Through information gathering and aggregation, voluminous operational performance data may be captured and analyzed via sophisticated business analytics. This allows for accurate predictions of when parts, machinery and other equipment may be due for service or replacement.
Scheduled Versus Unscheduled Maintenance
Scheduled maintenance on a part, equipment or system is proactive, but often static, and based on history and the manufacturer’s recommendation. The service may include assessments such as vibration monitoring, oil sampling and analysis or other action performed on the equipment or system. This may lead to a maintenance action or part replacement.
Unscheduled maintenance is obviously an unplanned activity and can be troublesome from both a timing and cost perspective. With Industry 4.0, better dashboards, virtual monitoring and digital twins (a virtual replication of a system, machine or other physical entity) aggregate more data, in real time, with good sensing. These tools help users avoid unscheduled maintenance.
A maintenance schedule, when accurately created, leads to a better use of automation, sensors and network-connected devices.
Such maintenance may include programs like vibration monitoring, fluid sampling, data gathering and analysis. Data logging is used to record parameters such as temperature, pressure, throughput and anything else that can be physically measured. Applying algorithms and machine learning to such data can help detect degradation or early signs of failure. Information retrieved via sensors and connected devices feeds into programs that work in tandem with maintenance schedules and predetermined maintenance requirements – usually through cloud-based software integrated with a remote user-friendly platform.
Today, there are countless sensors able to detect almost anything – motion, light, temperature, current, proximity, position, ultrasonic vibration and much more. They are part of the newfound industrial landscape where input and output become the basis of monitoring and measurement. Maintenance is now more predictive and scheduled than ever before.
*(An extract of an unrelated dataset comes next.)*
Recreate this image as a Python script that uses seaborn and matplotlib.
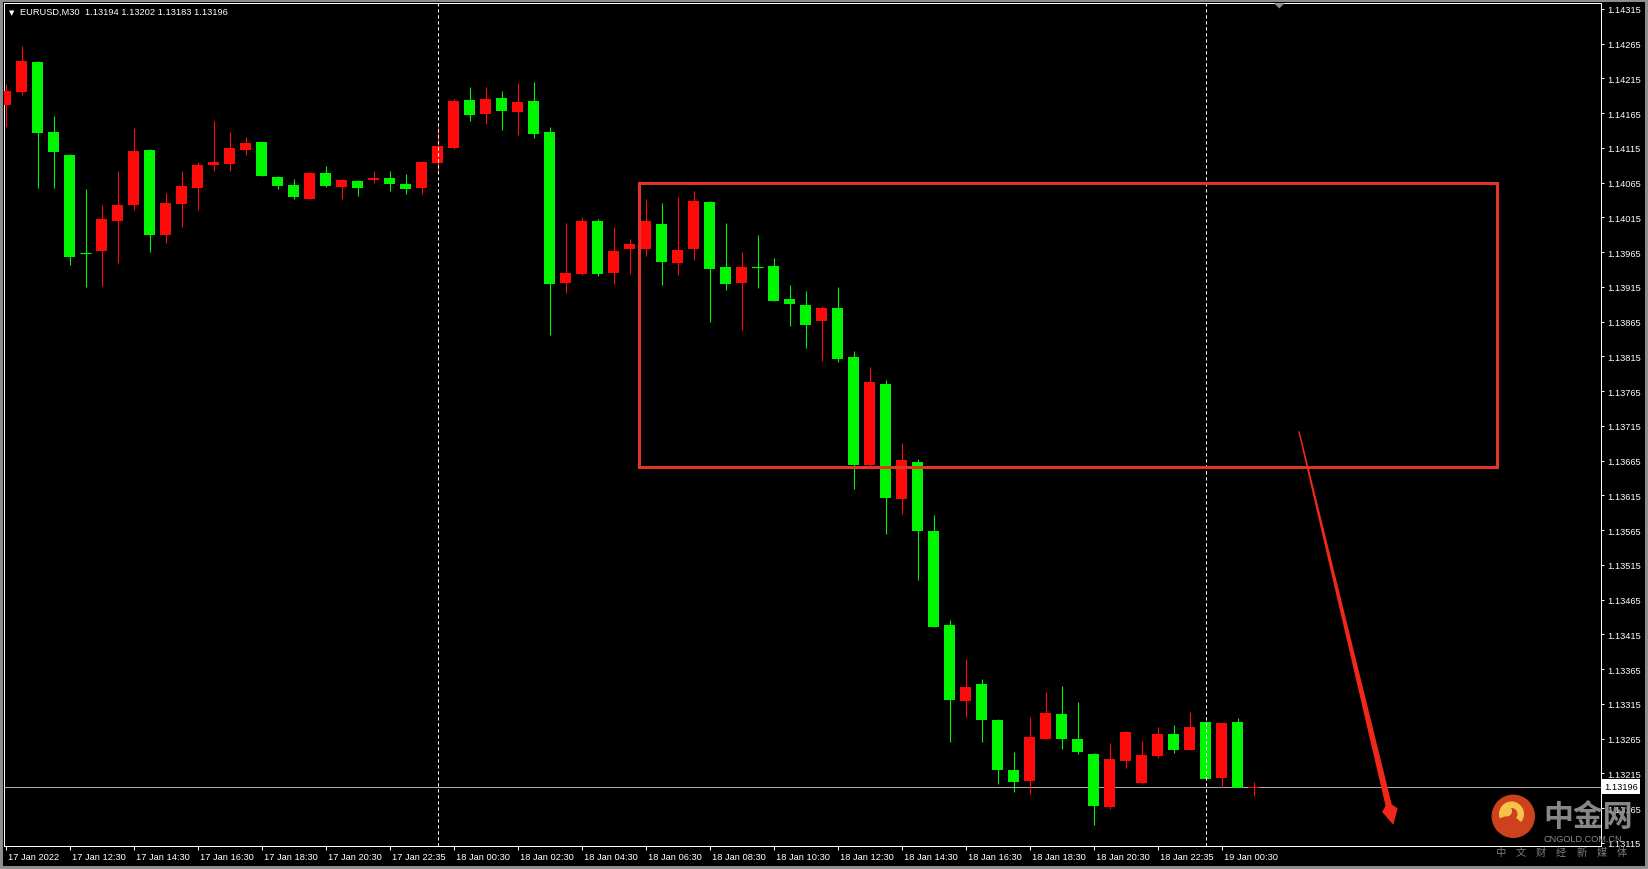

When sensors, IoT and remote platforms converge, they help industrial operations stay ahead of operational trouble and material failure. Manufacturers avoid unplanned maintenance, failures and lost productivity. Accurate monitoring and greater efficiency are achieved through fewer operational interruptions.
Automation for Quality and Efficiency
As more companies embrace Industry 4.0 and automate the production floor with high-quality sensors, actuators and other connected devices like wireless piezo sensors that measure vibration levels and report those measurements back to the mainframe where the information can be acted upon, maintenance on the production floor will improve.
“Automation customers want to produce products at an increased rate, with higher quality, and be more efficient doing it,” says Russ Freeman, product portfolio manager with Allied Electronics & Automation in Fort Worth, Texas.
“No matter what control platform they choose to accomplish these goals, they are all dependent on repeatable, high-speed and accurate feedback from their sensors.”
Operational performance improves through better monitoring and accurate prediction of maintenance intervals. Time-to-failure becomes clearer. With good historical data acquired through quality sensors and connected devices, useful information becomes available to help drive better decisions on the production floor.